Bei SBB und Swisscom hat sich die Debatte um das richtige Verhältnis zwischen Markt und Staat beruhigt. Dass die eidgenössischen Räte die Leistungsvereinbarung zwischen dem Bund und den SBB und den Zahlungsrahmen von 6,025 Mrd Fr. für 2003 bis 2006 einstimmig genehmigt haben, ist mit ein Beleg für diese Normalisierung. Enthalten ist nämlich darin ein Betrag von 1,9 Mrd Fr. zur Sicherung der ungedeckten Kosten des Betriebs der Infrastruktur, mithin eine bei Liberalisierern sonst verpönte Bundessubvention. Dass eine leistungsfähige Bahn verschiedenste Bedürfnisse abdeckt – Wirtschaft, Verkehr, Mobilität, Umwelt, Energie Raumentwicklung – hat sich mittlerweile in den meisten Köpfen festgesetzt.

Bei der Post hingegen bricht der Streit um die strategische Ausrichtung immer wieder von neuem auf. Egal, ob die Post die Paketsortierung auf drei Zentren konzentriert, das Poststellennetz reorganisiert oder, wie derzeit aktuell, die Verarbeitung der Briefpost umstrukturiert, immer geht es um die Frage des Service public auf der einen und die soziale Verantwortung der Post als Arbeitgeberin auf der anderen Seite (siehe auch Interview mit Bundesrat Couchepin).

Die Rahmenbedingungen sind klar: Gemäss strategischen Zielen des Bundesrates für 2002 bis 2005 muss die Post «den Universaldienst in allen Landesteilen nach gleichen Grundsätzen, in guter Qualität und zu angemessenen Preisen anbieten».

Zudem erwartet die Landesregierung von ihr, dass sie «wettbewerbsfähig, kundenorientiert und eigenwirtschaftlich ist und sich auf mögliche Liberalisierungsschritte auf dem Postmarkt vorbereitet». Im Bereich des Service public und im Wettbewerbsbereich muss sie «ein angemessenes Ergebnis erzielen und eine Steigerung des Unternehmenswertes erreichen», wobei vergleichbare in- und ausländische Unternehmen als Messgrösse dienen.
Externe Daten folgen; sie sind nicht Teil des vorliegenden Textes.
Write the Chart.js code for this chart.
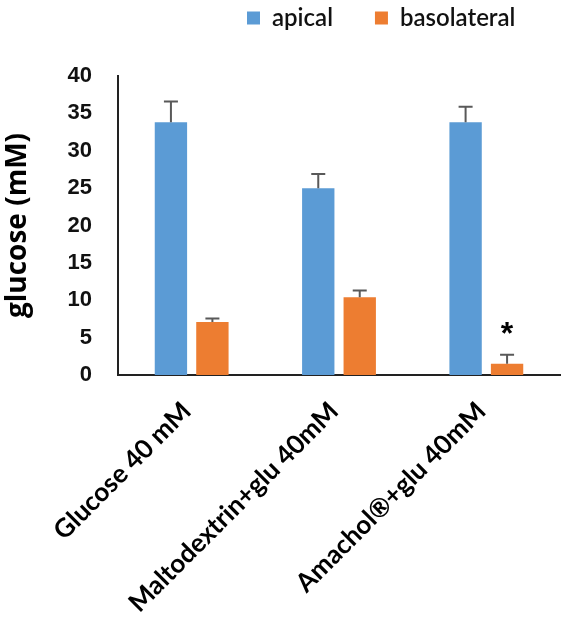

*Post hat bisher noch nicht gross abgebaut*

Die Post ist, überspitzt formuliert, weitgehend selber für ihre Zukunft und ihr Überleben in einem immer härter werdenden Konkurrenzkampf verantwortlich. Ab 2004 fällt das Monopol für Pakete, ab 2006 gilt das Monopol bei den Briefen nur noch bis 100 Gramm. Zwar ist es gemäss Postorganisationsgesetz möglich, dass die Post für den Universaldienst aus Konzessionsgebühren, die bei Konkurrenten aus dem freien Wettbewerb erhoben werden, entschädigt wird. Gegen solche Konzessionsgebühren gibt es jedoch massiven Widerstand aus Wirtschaftskreisen. Noch offen ist die Teilfinanzierung der Kosten für ein flächendeckendes Poststellennetz durch den Bund. Der Nationalrat hat zwar ein solches Vorhaben abgelehnt, dank einer Gewerkschafts- und Konsumenten-Initiative werden sich aber die Bürgerinnen und Bürger in zwei Jahren zur Frage äussern können, ob sie eine «Post für alle» wollen.

Eine verführerische Frage für ein Land, das die Post als ein Stück seiner selbst betrachtet. Da spielen denn Fakten kaum eine Rolle mehr: Dass etwa die Zahl der Vollstellen bei der Post seit Jahren konstant bei etwa 40 000 liegt oder der Betriebsgewinn der Briefpost – der mit den Finanzdienstleistungen zu den einträglichen Sparten gehört – 2001 im Vergleich zum Vorjahr um 32 Mio Fr. oder rund 28% gesunken ist.